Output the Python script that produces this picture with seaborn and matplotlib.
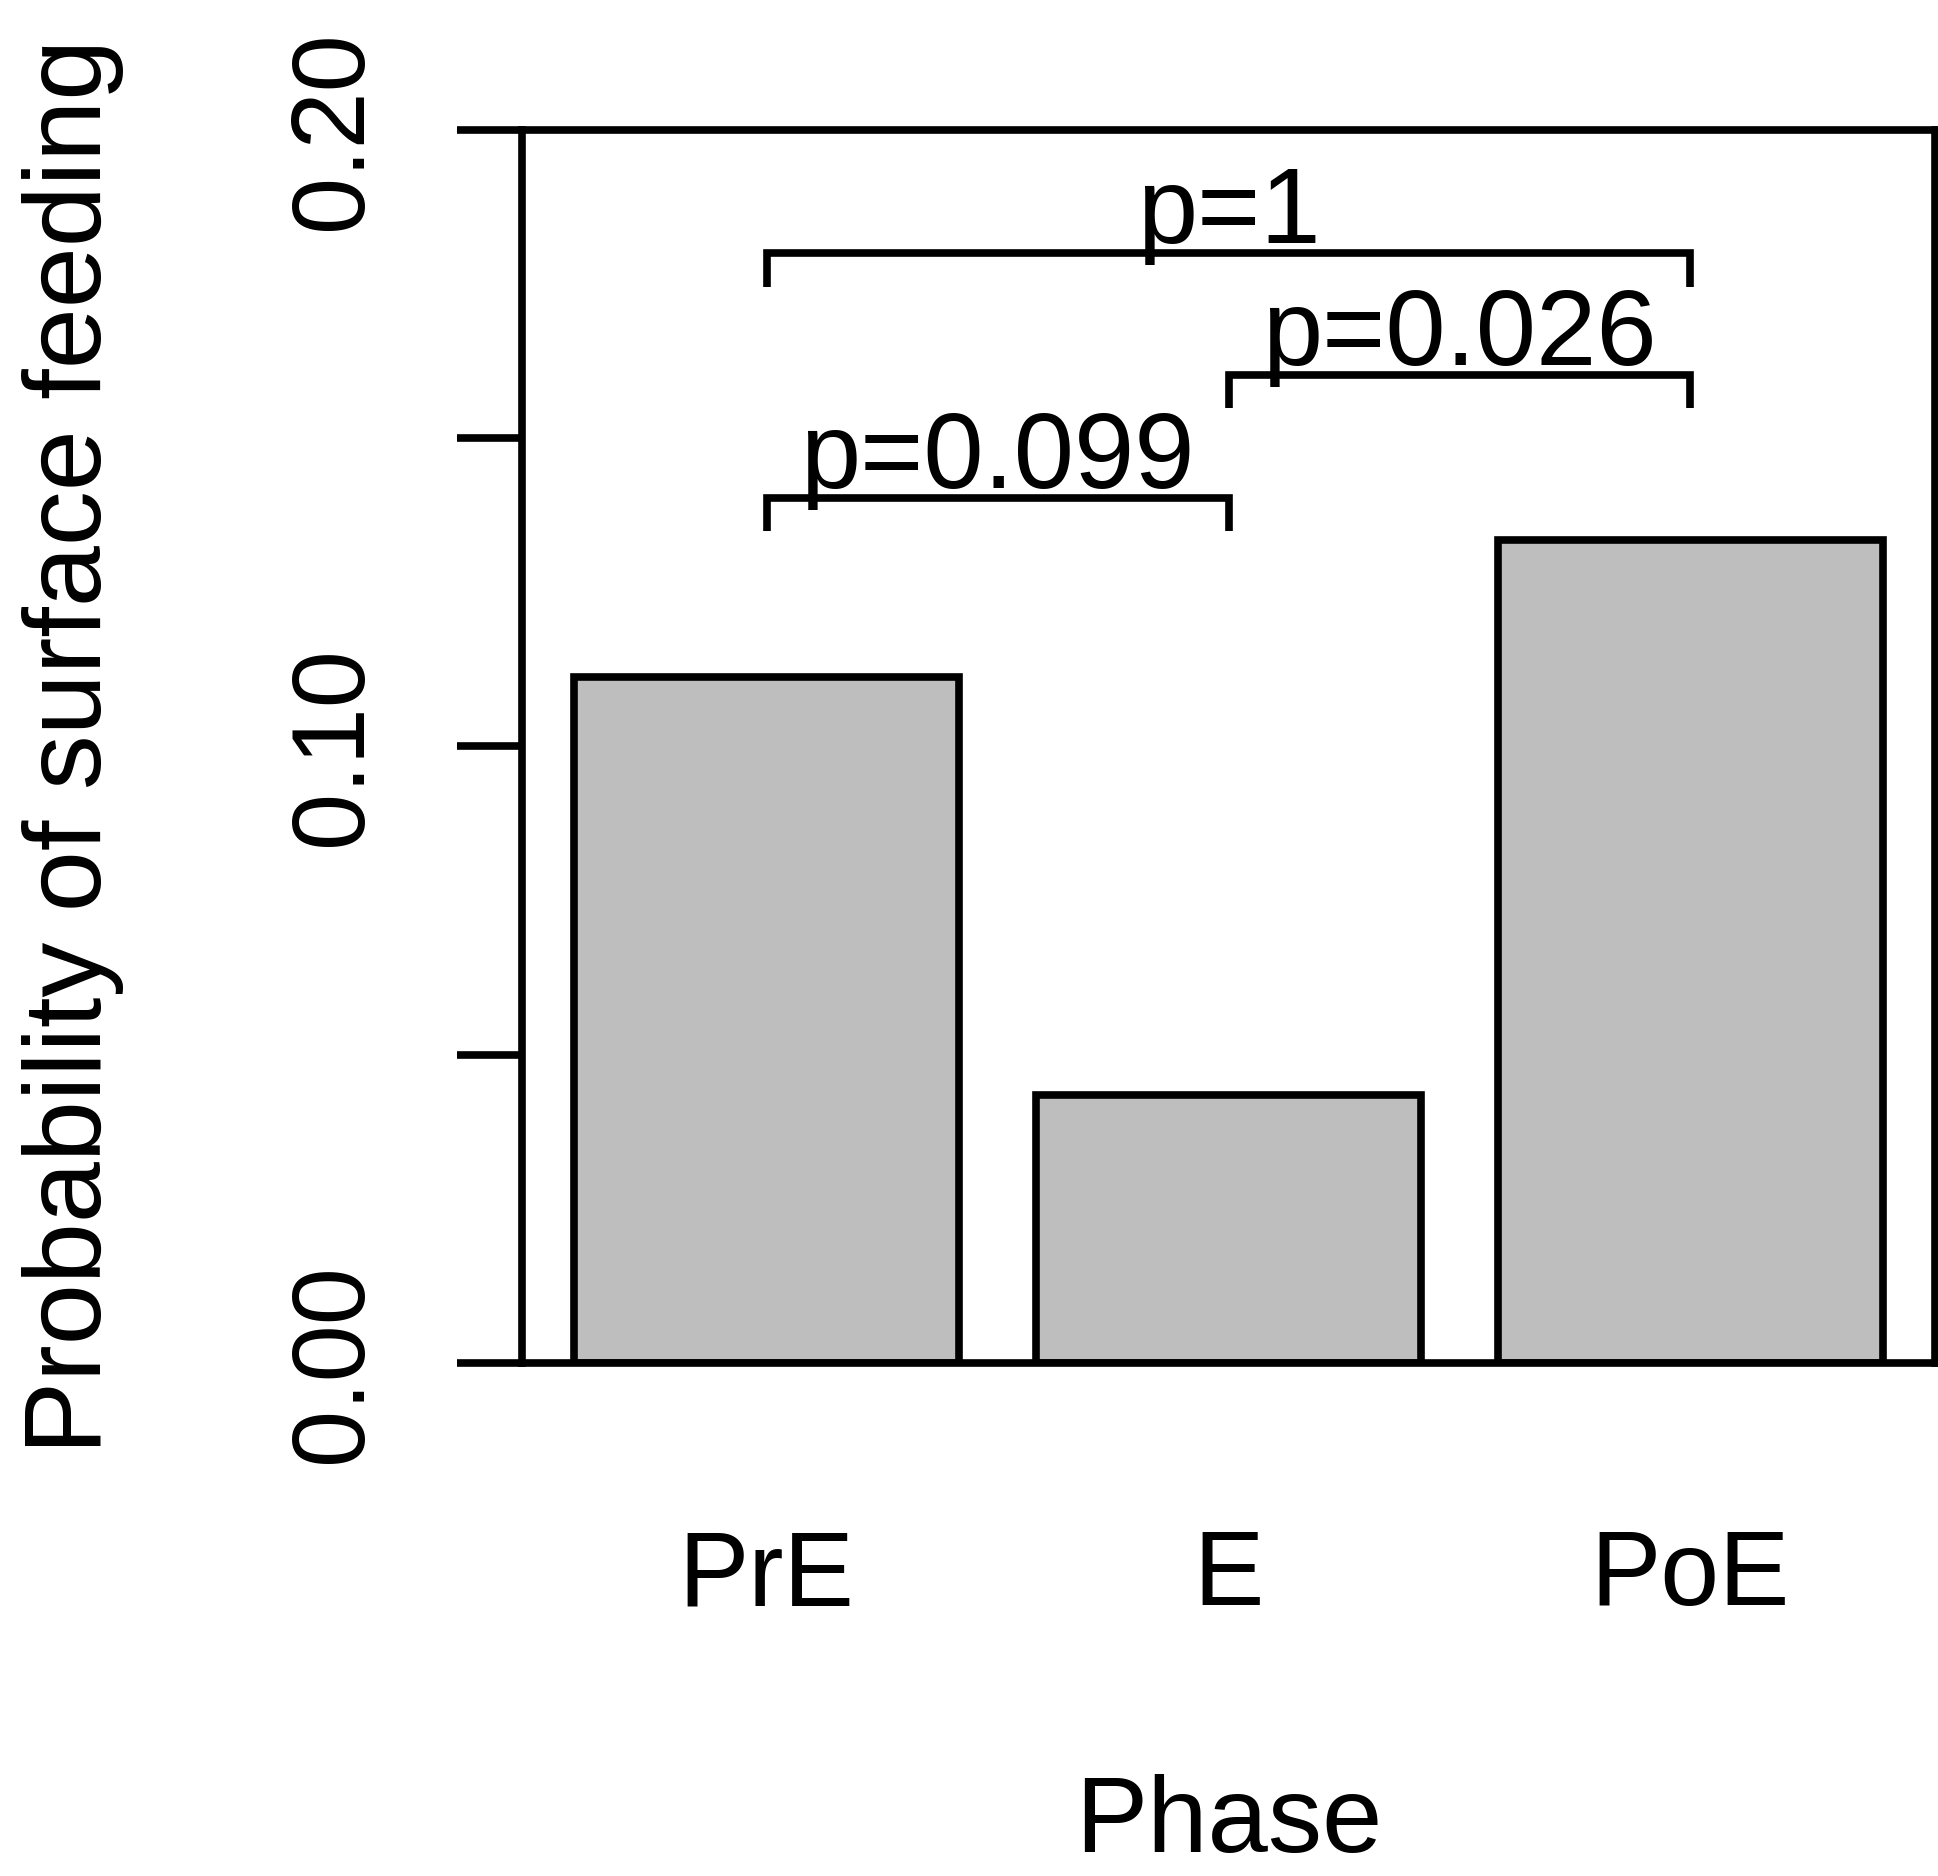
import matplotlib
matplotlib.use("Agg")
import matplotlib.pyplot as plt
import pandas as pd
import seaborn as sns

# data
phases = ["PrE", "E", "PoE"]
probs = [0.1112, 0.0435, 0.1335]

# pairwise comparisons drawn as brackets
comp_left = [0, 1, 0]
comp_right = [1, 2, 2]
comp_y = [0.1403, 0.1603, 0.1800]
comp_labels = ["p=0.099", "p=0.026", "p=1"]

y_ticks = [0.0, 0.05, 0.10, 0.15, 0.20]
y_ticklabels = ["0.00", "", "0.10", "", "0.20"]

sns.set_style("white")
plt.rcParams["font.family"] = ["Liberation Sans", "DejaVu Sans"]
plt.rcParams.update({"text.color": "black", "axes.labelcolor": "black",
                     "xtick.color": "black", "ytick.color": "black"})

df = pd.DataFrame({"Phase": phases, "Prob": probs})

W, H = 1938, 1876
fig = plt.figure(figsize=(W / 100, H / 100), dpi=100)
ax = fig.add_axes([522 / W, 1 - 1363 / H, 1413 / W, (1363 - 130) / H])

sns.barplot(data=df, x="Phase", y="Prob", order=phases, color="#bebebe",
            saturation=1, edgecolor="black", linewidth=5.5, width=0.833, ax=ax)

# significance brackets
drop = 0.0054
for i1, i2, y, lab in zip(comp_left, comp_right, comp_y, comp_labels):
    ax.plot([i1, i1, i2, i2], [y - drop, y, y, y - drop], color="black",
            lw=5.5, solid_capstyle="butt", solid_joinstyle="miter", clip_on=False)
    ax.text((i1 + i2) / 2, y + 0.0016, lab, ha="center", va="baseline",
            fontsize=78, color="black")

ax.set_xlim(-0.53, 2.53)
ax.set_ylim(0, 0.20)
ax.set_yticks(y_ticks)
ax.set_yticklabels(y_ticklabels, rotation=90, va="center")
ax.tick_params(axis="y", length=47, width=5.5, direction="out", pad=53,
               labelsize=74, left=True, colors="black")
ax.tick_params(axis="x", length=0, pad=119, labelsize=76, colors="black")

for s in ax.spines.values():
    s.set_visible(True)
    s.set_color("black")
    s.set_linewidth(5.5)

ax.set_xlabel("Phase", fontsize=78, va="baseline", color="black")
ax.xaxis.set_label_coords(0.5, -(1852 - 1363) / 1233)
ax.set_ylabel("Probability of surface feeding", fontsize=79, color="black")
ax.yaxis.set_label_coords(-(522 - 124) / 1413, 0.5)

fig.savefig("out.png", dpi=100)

▬▬▬

[Work required]
Without the images, write out each line of the data verbatim.

[Full response]
Output the Python script that produces this picture with seaborn and matplotlib.
import matplotlib
matplotlib.use("Agg")
import matplotlib.pyplot as plt
import pandas as pd
import seaborn as sns

# data
phases = ["PrE", "E", "PoE"]
probs = [0.1112, 0.0435, 0.1335]

# pairwise comparisons drawn as brackets
comp_left = [0, 1, 0]
comp_right = [1, 2, 2]
comp_y = [0.1403, 0.1603, 0.1800]
comp_labels = ["p=0.099", "p=0.026", "p=1"]

y_ticks = [0.0, 0.05, 0.10, 0.15, 0.20]
y_ticklabels = ["0.00", "", "0.10", "", "0.20"]

sns.set_style("white")
plt.rcParams["font.family"] = ["Liberation Sans", "DejaVu Sans"]
plt.rcParams.update({"text.color": "black", "axes.labelcolor": "black",
                     "xtick.color": "black", "ytick.color": "black"})

df = pd.DataFrame({"Phase": phases, "Prob": probs})

W, H = 1938, 1876
fig = plt.figure(figsize=(W / 100, H / 100), dpi=100)
ax = fig.add_axes([522 / W, 1 - 1363 / H, 1413 / W, (1363 - 130) / H])

sns.barplot(data=df, x="Phase", y="Prob", order=phases, color="#bebebe",
            saturation=1, edgecolor="black", linewidth=5.5, width=0.833, ax=ax)

# significance brackets
drop = 0.0054
for i1, i2, y, lab in zip(comp_left, comp_right, comp_y, comp_labels):
    ax.plot([i1, i1, i2, i2], [y - drop, y, y, y - drop], color="black",
            lw=5.5, solid_capstyle="butt", solid_joinstyle="miter", clip_on=False)
    ax.text((i1 + i2) / 2, y + 0.0016, lab, ha="center", va="baseline",
            fontsize=78, color="black")

ax.set_xlim(-0.53, 2.53)
ax.set_ylim(0, 0.20)
ax.set_yticks(y_ticks)
ax.set_yticklabels(y_ticklabels, rotation=90, va="center")
ax.tick_params(axis="y", length=47, width=5.5, direction="out", pad=53,
               labelsize=74, left=True, colors="black")
ax.tick_params(axis="x", length=0, pad=119, labelsize=76, colors="black")

for s in ax.spines.values():
    s.set_visible(True)
    s.set_color("black")
    s.set_linewidth(5.5)

ax.set_xlabel("Phase", fontsize=78, va="baseline", color="black")
ax.xaxis.set_label_coords(0.5, -(1852 - 1363) / 1233)
ax.set_ylabel("Probability of surface feeding", fontsize=79, color="black")
ax.yaxis.set_label_coords(-(522 - 124) / 1413, 0.5)

fig.savefig("out.png", dpi=100)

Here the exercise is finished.